THE REQUEST: Each line from the top of the listing through the one holding "const baseY = 1049;" should be restated word for word, with nothing added and no pictures.

DATA SEGMENT:
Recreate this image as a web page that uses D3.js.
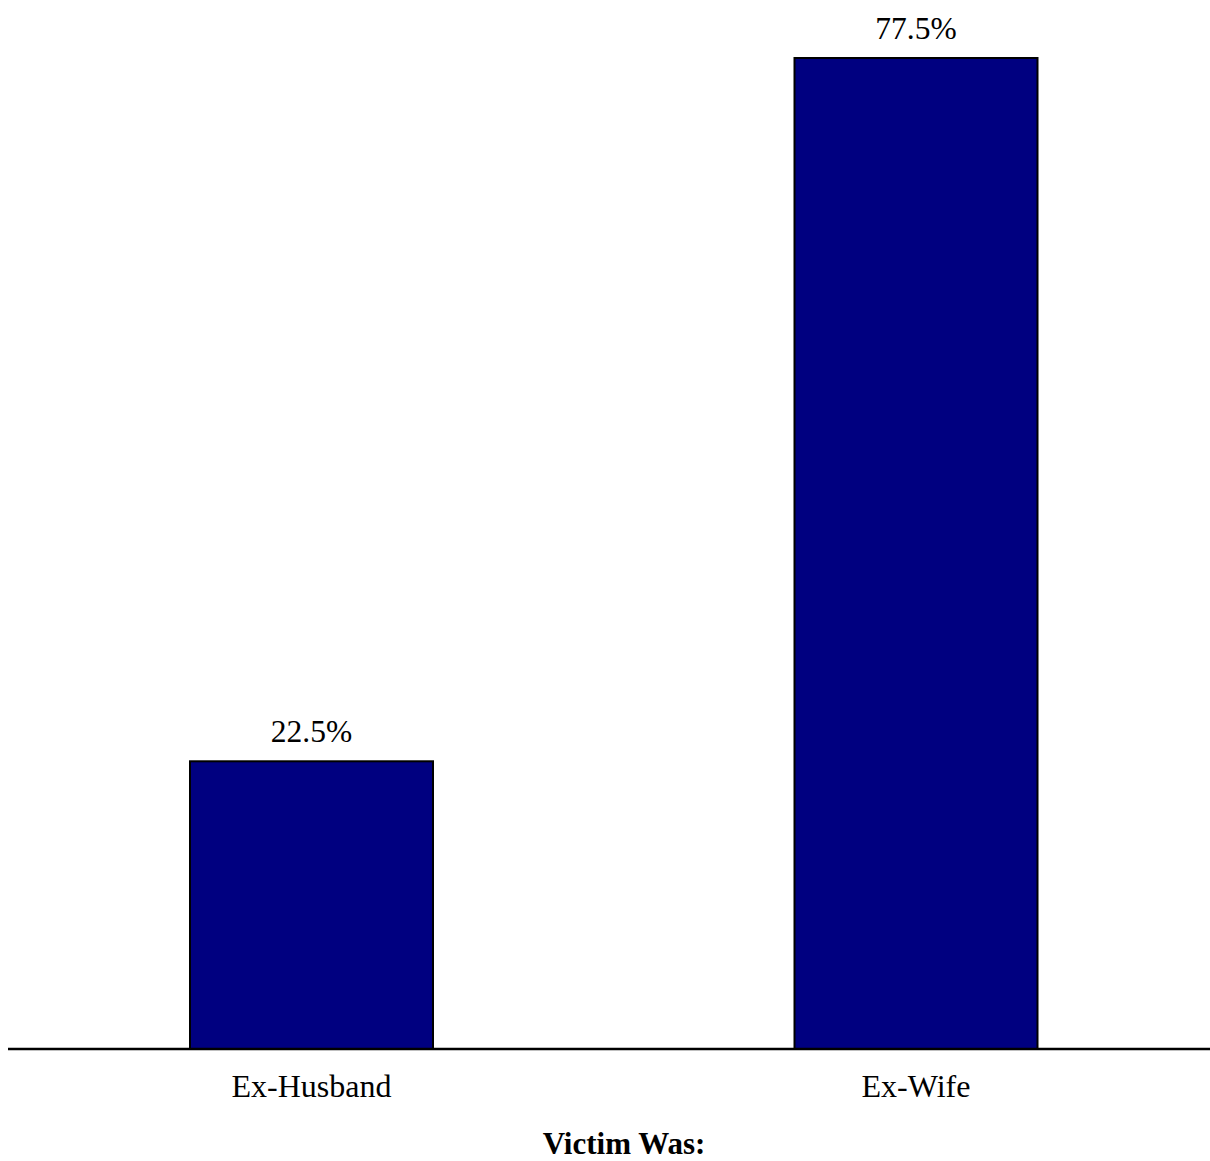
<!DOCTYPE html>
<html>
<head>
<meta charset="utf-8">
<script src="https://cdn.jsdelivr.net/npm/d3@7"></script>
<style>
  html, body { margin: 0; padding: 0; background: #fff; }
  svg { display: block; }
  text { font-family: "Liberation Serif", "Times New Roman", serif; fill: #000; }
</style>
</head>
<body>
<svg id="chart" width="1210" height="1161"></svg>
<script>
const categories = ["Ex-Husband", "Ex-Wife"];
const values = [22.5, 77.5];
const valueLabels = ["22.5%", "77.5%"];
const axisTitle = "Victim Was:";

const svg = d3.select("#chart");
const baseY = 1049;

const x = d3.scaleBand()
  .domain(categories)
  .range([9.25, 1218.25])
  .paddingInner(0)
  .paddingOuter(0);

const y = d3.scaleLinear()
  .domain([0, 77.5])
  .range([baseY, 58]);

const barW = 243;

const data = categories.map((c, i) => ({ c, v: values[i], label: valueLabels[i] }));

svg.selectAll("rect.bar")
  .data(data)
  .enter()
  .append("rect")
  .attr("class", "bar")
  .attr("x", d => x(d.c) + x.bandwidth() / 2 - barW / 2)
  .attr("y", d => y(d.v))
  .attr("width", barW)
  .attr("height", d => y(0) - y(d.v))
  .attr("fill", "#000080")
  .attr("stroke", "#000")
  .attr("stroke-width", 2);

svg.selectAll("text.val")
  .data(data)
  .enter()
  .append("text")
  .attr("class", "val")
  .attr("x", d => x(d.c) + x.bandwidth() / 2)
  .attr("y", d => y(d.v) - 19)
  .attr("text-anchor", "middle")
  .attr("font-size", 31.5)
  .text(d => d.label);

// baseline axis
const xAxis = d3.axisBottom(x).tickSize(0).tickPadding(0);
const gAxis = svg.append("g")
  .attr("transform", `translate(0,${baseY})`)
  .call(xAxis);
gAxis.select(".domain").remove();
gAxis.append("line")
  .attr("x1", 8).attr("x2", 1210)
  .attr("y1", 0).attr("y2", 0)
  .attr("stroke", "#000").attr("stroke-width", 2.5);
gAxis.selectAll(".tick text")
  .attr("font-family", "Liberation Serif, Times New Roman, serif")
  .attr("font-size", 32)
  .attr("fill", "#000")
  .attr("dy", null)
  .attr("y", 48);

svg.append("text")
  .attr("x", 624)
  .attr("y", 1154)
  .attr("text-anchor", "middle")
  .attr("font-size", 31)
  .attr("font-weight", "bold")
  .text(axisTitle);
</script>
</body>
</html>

RESULT OF THIS EXERCISE:
Recreate this image as a web page that uses D3.js.
<!DOCTYPE html>
<html>
<head>
<meta charset="utf-8">
<script src="https://cdn.jsdelivr.net/npm/d3@7"></script>
<style>
  html, body { margin: 0; padding: 0; background: #fff; }
  svg { display: block; }
  text { font-family: "Liberation Serif", "Times New Roman", serif; fill: #000; }
</style>
</head>
<body>
<svg id="chart" width="1210" height="1161"></svg>
<script>
const categories = ["Ex-Husband", "Ex-Wife"];
const values = [22.5, 77.5];
const valueLabels = ["22.5%", "77.5%"];
const axisTitle = "Victim Was:";

const svg = d3.select("#chart");
const baseY = 1049;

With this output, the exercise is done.